Terraform allows you to provide formatted outputs from your modules. There are several ways to think about these. Many times you can assume which output values will be most relevant to your end user. When choosing which values to output think about:

  • How will your module be used in a root module?
  • How will your module be used as a data.terraform_remote_state?
  • Does it make sense to output entire resources instead of formatted output?

Pull Request Guidelines

IA provides a template repo as a base for each module repo. Included is a set of linting and security tools that run whenever you attempt a git commit action, once the pre-commit is installed. To run the tools automatically you must install the dependencies and the pre-commit, instructions here. The helps shift feedback left to the development phase and is the mechanism our CI uses for PR checks.

Documentation

READMEs should be auto-generated using terraform-docs. A common pattern used is to define a .terraform-docs.yaml in the root, using a header for instructional documentation and the terraform-docs table appended to the bottom for content about provider versions, variable documentation, etc.

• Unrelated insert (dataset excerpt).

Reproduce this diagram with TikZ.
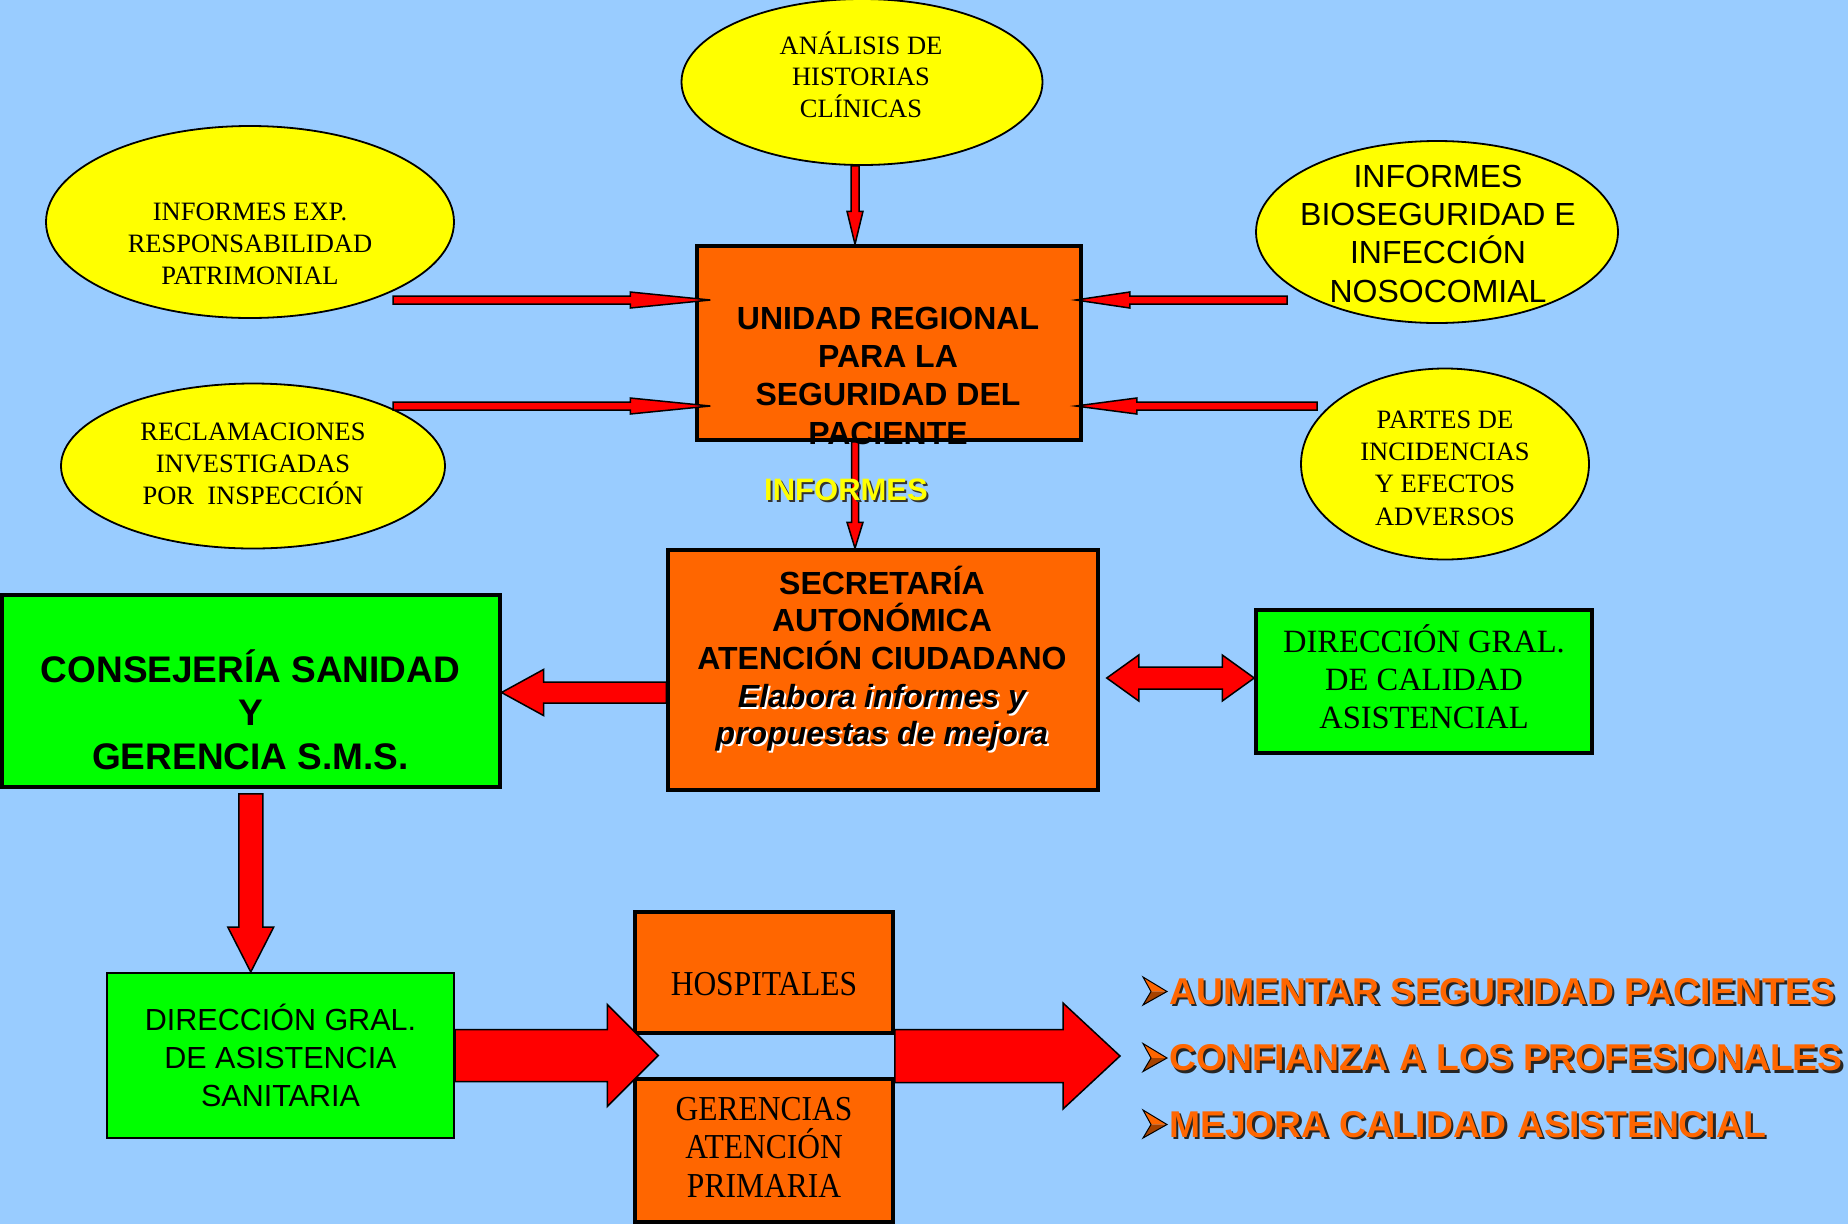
\documentclass[tikz,border=0pt]{standalone}
\usepackage{fontspec}
\setmainfont{Liberation Serif}
\newfontfamily\arial{Liberation Sans}
\newfontfamily\timesn[FakeStretch=0.9]{Liberation Serif}
\usetikzlibrary{calc,shapes.geometric}
\definecolor{bg}{HTML}{99CCFF}
\definecolor{ylw}{HTML}{FFFF00}
\definecolor{org}{HTML}{FF6600}
\definecolor{grn}{HTML}{00FF00}
\definecolor{rd}{HTML}{FF0000}
\newcommand\fsz[2]{\fontsize{#1}{#2}\selectfont}
% block arrow: from, to, shaft half width, head half width, head length
\newcommand\barr[5]{%
  \coordinate (baS) at (#1);
  \coordinate (baE) at (#2);
  \coordinate (baH) at ($(baE)!#5!(baS)$);
  \filldraw[arr] ($(baS)!#3!90:(baE)$) -- ($(baH)!#3!-90:(baS)$) -- ($(baH)!#4!-90:(baS)$) -- (baE)
     -- ($(baH)!#4!90:(baS)$) -- ($(baH)!#3!90:(baS)$) -- ($(baS)!#3!-90:(baE)$) -- cycle;}
% double block arrow: left tip, right tip, shaft half, head half, head length
\newcommand\darr[5]{%
  \coordinate (daL) at (#1);
  \coordinate (daR) at (#2);
  \coordinate (daHL) at ($(daL)!#5!(daR)$);
  \coordinate (daHR) at ($(daR)!#5!(daL)$);
  \filldraw[arr] (daL) -- ($(daHL)!#4!90:(daR)$) -- ($(daHL)!#3!90:(daR)$) -- ($(daHR)!#3!-90:(daL)$)
     -- ($(daHR)!#4!-90:(daL)$) -- (daR) -- ($(daHR)!#4!90:(daL)$) -- ($(daHR)!#3!90:(daL)$)
     -- ($(daHL)!#3!-90:(daR)$) -- ($(daHL)!#4!-90:(daR)$) -- cycle;}
\begin{document}
\begin{tikzpicture}[x=1pt,y=-1pt,
  box/.style={draw=black, line width=3.5pt, inner sep=0pt, rectangle},
  ell/.style={ellipse, draw=black, line width=1.8pt, fill=ylw, inner sep=0pt},
  txt/.style={align=center, inner sep=0pt, anchor=base},
  arr/.style={fill=rd, draw=black, line width=1.5pt, line join=miter},
  bul/.style={anchor=base west, inner sep=0pt, font=\arial\bfseries\fsz{37.3}{37.3}}]
\useasboundingbox (0,0) rectangle (1848,1224);
\fill[bg] (0,0) rectangle (1848,1224);

% ellipses
\node[ell, minimum width=361pt, minimum height=166pt] (e1) at (862,82) {};
\node[ell, minimum width=408pt, minimum height=192pt] (e2) at (250,222) {};
\node[ell, minimum width=384pt, minimum height=165pt] (e3) at (253,466) {};
\node[ell, minimum width=362pt, minimum height=182pt] (e4) at (1437,232) {};
\node[ell, minimum width=288pt, minimum height=191pt] (e5) at (1445,464) {};

% boxes
\node[box, fill=org, minimum width=384pt, minimum height=194pt] (unidad) at (889,343) {};
\node[box, fill=org, minimum width=430pt, minimum height=240pt] (sec) at (883,670) {};
\node[box, fill=grn, minimum width=498pt, minimum height=192pt] (cons) at (250.75,691) {};
\node[box, fill=grn, minimum width=336pt, minimum height=143pt] (dgc) at (1424,681.5) {};
\node[box, fill=grn, line width=2pt, minimum width=347pt, minimum height=165pt] (dga) at (280.5,1055.5) {};
\node[box, fill=org, minimum width=258pt, minimum height=121pt] (hosp) at (764,972.5) {};
\node[box, fill=org, minimum width=258pt, minimum height=143pt] (ger) at (764,1150.5) {};

% arrows
\barr{[xshift=-7pt]e1.south}{[xshift=-34pt]unidad.north}{4pt}{8pt}{33pt}
\coordinate (l1) at (393,300);
\coordinate (l2) at (393,406);
\coordinate (r1) at (1287,300);
\coordinate (r2) at (1317,406);
\barr{l1}{$(unidad.west|-l1)+(15,0)$}{4pt}{8pt}{80pt}
\barr{l2}{$(unidad.west|-l2)+(15,0)$}{4pt}{8pt}{80pt}
\barr{r1}{$(unidad.east|-r1)+(-7,0)$}{4pt}{8pt}{54pt}
\barr{r2}{$(unidad.east|-r2)+(-7,0)$}{4pt}{8pt}{61pt}
\barr{[xshift=-34pt]unidad.south}{[xshift=-28pt]sec.north}{3.5pt}{8pt}{26pt}
\barr{$(sec.west)+(0,22.5)$}{$(cons.east|-sec.west)+(0,22.5)$}{10.5pt}{23pt}{42pt}
\barr{$(cons.south)+(0,5)$}{dga.north-|cons.south}{12pt}{23pt}{45pt}
\barr{dga.east}{$(hosp.west|-dga.east)+(25,0)$}{26pt}{51pt}{51pt}
\coordinate (goal) at (1120,1056);
\barr{hosp.east|-goal}{goal}{26.5pt}{53pt}{57pt}
\coordinate (dL) at ($(sec.east)+(7,8)$);
\coordinate (dR) at (dgc.west|-dL);
\darr{dL}{dR}{11pt}{23pt}{32pt}

% texts (anchor base = baseline of the last line)
\node[txt, font=\fsz{26.5}{31.5}] (t1) at (861,117) {ANÁLISIS DE\\HISTORIAS\\CLÍNICAS};
\node[txt, font=\fsz{26.5}{31.8}] (t2) at (250,284) {INFORMES EXP.\\RESPONSABILIDAD\\PATRIMONIAL};
\node[txt, font=\fsz{26.5}{32}] (t3) at (253,504) {RECLAMACIONES\\INVESTIGADAS\\POR\ \ INSPECCIÓN};
\node[txt, font=\arial\fsz{32}{38.3}] (t4) at (1438,302) {INFORMES\\BIOSEGURIDAD E\\INFECCIÓN\\NOSOCOMIAL};
\node[txt, font=\fsz{26.5}{32.2}] (t5) at (1445,525) {PARTES DE\\INCIDENCIAS\\Y EFECTOS\\ADVERSOS};
\node[txt, font=\arial\bfseries\fsz{32}{38.3}] (t6) at (888,444) {UNIDAD REGIONAL\\PARA LA\\SEGURIDAD DEL\\PACIENTE};
\node[txt, font=\arial\bfseries\fsz{31}{31}, text=black!80] (t7s) at (848,502) {INFORMES};
\node[txt, font=\arial\bfseries\fsz{31}{31}, text=ylw] (t7) at (846,500) {INFORMES};
\node[txt, font=\arial\bfseries\fsz{32}{37.8}] (t8a) at (882,669.6) {SECRETARÍA\\AUTONÓMICA\\ATENCIÓN CIUDADANO};
\node[txt, font=\arial\bfseries\itshape\fsz{32}{37.8}, text=white] (t8s) at (884,746.8) {Elabora informes y\\propuestas de mejora};
\node[txt, font=\arial\bfseries\itshape\fsz{32}{37.8}] (t8b) at (882,744.8) {Elabora informes y\\propuestas de mejora};
\node[txt, font=\arial\bfseries\fsz{37}{43.5}] (t9) at (250.5,769) {CONSEJERÍA SANIDAD\\Y\\GERENCIA S.M.S.};
\node[txt, font=\fsz{32.5}{38}] (t10) at (1424,728) {DIRECCIÓN GRAL.\\DE CALIDAD\\ASISTENCIAL};
\node[txt, font=\arial\fsz{30.5}{38}] (t11) at (280.5,1106) {DIRECCIÓN GRAL.\\DE ASISTENCIA\\SANITARIA};
\node[txt, font=\timesn\fsz{35}{38.5}] (t12) at (764,995) {HOSPITALES};
\node[txt, font=\timesn\fsz{35}{38.5}] (t13) at (764,1197) {GERENCIAS\\ATENCIÓN\\PRIMARIA};

% bullet list
\foreach \i/\yy/\tt in {1/1004/AUMENTAR SEGURIDAD PACIENTES,
                        2/1070.5/CONFIANZA A LOS PROFESIONALES,
                        3/1137/MEJORA CALIDAD ASISTENCIAL} {
  \fill[org] (1143,\yy-27) -- (1167,\yy-12.5) -- (1151,\yy-12.5) -- cycle;
  \fill[org!65!black] (1151,\yy-12.5) -- (1167,\yy-12.5) -- (1143,\yy+1) -- cycle;
  \draw[black, line width=1pt, line join=miter] (1143,\yy-27) -- (1167,\yy-12.5) -- (1143,\yy+1) -- (1151,\yy-12.5) -- cycle;
  \node[bul, text=black!85] (bs\i) at (1171.5,\yy+2.5) {\tt};
  \node[bul, text=org] (b\i) at (1169,\yy) {\tt};
}
\end{tikzpicture}
\end{document}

You must also run terraform fmt -recursive in your root directory.

Static Analysis

IA runs security with a number of custom checks. These are provided in a pre-commit and are also run during CI.

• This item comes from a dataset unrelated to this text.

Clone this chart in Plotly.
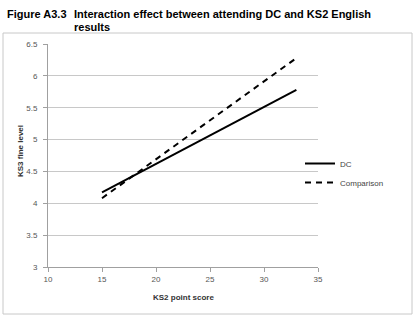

Use your best judgment when ignoring linting & security findings. For precarious ignores please provide an explanation in the PR and/or via comment in the code base.

Semantic Versioning

Official releases should be published using GitHub tags and releases based on semantic versioning guidelines. Once 1.0.0 has been published, you must consider module functionality lifecycle, breaking changes must be marked accordingly.

Release titles and tags should be vX.X.X

Publishing to Terraform Registry

Each module must be published to the Terraform Registry once its ready for use. Once the entry is created, future tags flow automatically to the registry. The initial creation will soon be automated. In the meantime, please reach out to the I&A team to create initial registry entries for new modules.

Disallowed resources

The AWS I&A team does not permit the use of some resources in our modules for various reasons, such as the AWS CloudFormation stack resource in the aws provider, since it does not support drift detection, nor does it record the resources deployed by the template in state. The current list of disallowed resources can be found in the tfsec & tflint config config files.